(Entries with chart source code)

# # # #

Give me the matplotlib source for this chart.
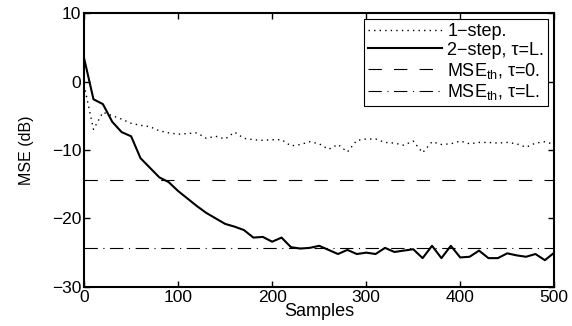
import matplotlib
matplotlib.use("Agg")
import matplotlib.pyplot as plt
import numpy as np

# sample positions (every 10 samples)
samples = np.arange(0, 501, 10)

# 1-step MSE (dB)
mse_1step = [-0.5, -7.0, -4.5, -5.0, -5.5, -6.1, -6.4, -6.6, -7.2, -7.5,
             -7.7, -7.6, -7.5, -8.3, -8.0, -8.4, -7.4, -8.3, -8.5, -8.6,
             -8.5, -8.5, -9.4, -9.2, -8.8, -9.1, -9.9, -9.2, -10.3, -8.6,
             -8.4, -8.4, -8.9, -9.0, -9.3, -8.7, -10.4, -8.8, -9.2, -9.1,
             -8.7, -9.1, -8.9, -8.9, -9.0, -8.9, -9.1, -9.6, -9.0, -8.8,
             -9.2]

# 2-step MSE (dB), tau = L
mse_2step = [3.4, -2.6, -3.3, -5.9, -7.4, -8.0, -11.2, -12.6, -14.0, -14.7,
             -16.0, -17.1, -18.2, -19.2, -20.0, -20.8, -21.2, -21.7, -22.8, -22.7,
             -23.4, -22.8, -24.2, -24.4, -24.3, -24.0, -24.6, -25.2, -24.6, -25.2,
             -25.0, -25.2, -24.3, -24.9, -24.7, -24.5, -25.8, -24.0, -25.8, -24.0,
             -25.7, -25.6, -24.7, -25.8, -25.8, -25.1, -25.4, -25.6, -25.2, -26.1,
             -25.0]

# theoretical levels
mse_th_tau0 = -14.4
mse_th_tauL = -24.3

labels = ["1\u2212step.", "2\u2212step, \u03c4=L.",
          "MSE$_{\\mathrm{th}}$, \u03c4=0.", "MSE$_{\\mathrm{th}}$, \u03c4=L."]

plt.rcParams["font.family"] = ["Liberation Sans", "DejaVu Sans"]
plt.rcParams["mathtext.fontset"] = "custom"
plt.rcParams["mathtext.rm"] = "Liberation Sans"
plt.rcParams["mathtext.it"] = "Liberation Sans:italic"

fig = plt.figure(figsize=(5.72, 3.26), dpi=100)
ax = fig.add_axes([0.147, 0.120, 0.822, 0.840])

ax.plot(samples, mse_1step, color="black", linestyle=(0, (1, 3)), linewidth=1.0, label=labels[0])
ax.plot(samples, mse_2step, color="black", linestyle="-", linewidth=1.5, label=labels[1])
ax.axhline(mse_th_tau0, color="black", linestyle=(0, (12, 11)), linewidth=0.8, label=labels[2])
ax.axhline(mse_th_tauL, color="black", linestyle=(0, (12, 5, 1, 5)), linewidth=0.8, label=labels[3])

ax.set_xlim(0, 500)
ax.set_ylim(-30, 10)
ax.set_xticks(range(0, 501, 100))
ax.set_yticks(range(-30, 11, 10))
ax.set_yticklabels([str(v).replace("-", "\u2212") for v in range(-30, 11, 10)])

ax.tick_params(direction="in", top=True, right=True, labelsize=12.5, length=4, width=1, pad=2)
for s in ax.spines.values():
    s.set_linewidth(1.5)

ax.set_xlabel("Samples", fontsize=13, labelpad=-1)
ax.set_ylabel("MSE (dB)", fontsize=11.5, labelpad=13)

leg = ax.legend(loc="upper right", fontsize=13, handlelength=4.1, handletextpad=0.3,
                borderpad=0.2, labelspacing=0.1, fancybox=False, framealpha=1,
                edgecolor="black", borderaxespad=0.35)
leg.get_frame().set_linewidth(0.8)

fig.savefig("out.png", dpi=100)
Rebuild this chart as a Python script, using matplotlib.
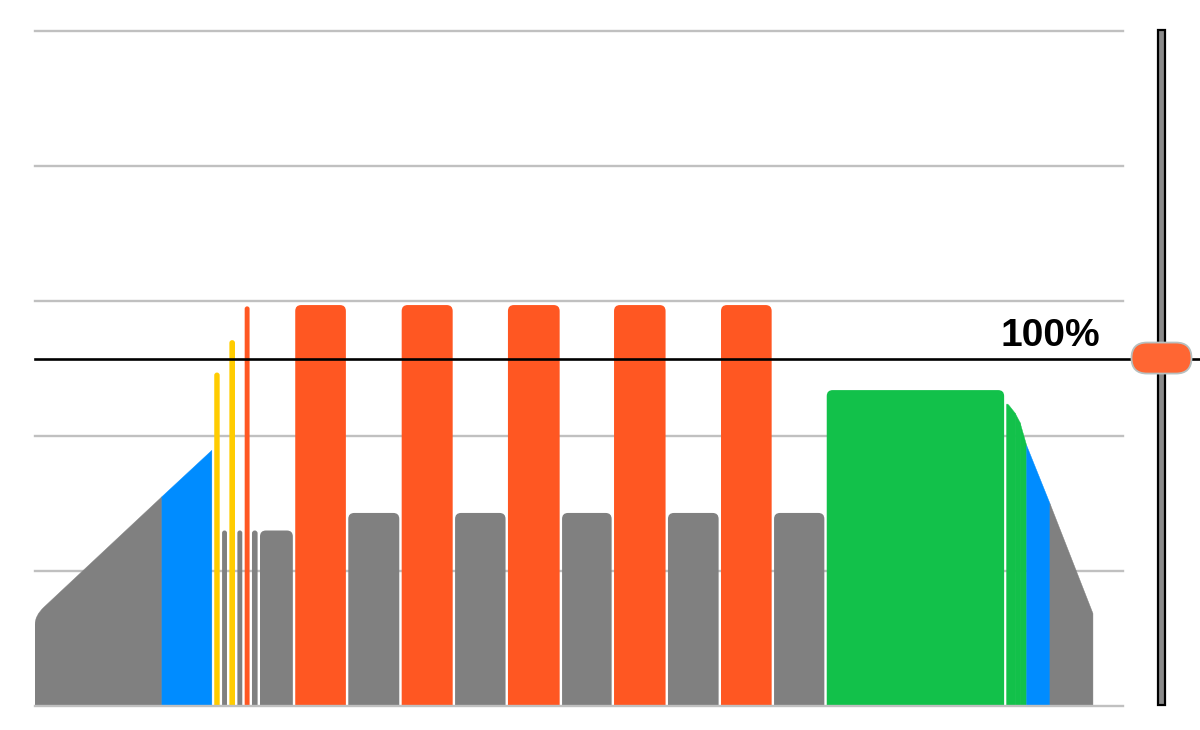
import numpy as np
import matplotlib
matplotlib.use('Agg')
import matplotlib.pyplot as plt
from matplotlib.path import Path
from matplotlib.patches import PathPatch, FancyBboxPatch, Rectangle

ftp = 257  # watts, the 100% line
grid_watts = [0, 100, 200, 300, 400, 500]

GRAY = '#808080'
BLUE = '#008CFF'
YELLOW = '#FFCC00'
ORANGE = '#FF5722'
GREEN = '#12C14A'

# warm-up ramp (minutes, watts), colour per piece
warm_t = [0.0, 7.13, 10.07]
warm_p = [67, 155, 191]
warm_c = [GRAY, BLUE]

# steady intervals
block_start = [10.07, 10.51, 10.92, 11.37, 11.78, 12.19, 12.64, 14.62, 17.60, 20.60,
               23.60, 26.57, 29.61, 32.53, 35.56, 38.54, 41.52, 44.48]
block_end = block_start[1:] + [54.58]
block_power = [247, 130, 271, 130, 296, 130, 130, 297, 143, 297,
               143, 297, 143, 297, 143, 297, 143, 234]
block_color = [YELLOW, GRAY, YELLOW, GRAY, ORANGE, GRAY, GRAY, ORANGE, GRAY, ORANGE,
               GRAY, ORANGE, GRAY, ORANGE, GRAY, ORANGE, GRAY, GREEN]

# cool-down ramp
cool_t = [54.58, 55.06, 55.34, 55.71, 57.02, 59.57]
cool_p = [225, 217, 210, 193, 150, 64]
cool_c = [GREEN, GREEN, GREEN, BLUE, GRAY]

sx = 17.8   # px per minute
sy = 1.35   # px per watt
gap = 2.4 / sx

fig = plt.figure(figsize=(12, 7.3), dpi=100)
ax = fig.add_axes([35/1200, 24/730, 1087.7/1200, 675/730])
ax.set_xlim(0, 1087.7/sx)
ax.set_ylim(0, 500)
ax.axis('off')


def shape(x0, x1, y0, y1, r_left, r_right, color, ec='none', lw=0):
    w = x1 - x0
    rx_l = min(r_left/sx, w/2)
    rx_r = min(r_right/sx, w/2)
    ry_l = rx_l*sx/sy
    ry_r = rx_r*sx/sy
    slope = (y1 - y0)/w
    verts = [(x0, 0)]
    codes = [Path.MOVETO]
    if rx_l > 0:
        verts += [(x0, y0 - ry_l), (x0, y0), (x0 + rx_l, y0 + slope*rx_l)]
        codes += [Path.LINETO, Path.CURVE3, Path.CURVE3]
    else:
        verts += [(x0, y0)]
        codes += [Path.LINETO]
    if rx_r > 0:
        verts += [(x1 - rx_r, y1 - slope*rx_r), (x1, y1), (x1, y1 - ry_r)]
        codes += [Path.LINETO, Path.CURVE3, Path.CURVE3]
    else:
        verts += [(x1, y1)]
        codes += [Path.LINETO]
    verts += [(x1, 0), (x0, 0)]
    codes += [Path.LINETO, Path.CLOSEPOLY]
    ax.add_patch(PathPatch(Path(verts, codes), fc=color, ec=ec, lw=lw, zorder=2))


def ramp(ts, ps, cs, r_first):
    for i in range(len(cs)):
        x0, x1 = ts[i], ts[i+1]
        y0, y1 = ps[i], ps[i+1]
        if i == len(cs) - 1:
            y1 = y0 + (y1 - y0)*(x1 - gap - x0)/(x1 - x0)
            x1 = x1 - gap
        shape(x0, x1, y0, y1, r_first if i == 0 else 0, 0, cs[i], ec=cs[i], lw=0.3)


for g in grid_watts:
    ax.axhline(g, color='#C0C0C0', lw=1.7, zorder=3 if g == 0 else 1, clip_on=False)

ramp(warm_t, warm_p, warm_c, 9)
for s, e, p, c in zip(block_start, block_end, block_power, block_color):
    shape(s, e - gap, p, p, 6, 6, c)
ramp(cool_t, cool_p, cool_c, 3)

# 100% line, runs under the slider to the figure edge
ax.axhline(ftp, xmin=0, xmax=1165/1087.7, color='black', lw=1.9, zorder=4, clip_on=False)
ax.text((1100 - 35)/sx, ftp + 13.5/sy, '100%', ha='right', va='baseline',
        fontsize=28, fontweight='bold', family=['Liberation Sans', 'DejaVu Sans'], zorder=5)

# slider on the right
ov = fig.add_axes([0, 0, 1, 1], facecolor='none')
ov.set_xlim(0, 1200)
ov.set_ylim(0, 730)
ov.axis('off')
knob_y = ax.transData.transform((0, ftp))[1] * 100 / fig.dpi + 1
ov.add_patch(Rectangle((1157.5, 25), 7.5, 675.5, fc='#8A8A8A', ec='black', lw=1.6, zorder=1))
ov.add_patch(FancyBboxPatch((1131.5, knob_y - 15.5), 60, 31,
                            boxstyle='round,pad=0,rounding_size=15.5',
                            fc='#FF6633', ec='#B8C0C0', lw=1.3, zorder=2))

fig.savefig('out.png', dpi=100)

# # # #

**What is expected**
Which lines hold the word "matplotlib"? Show each one.

**Solution for this task**
Give me the matplotlib source for this chart.
import matplotlib
matplotlib.use("Agg")
import matplotlib.pyplot as plt
Rebuild this chart as a Python script, using matplotlib.
import matplotlib
matplotlib.use('Agg')
import matplotlib.pyplot as plt
from matplotlib.path import Path
from matplotlib.patches import PathPatch, FancyBboxPatch, Rectangle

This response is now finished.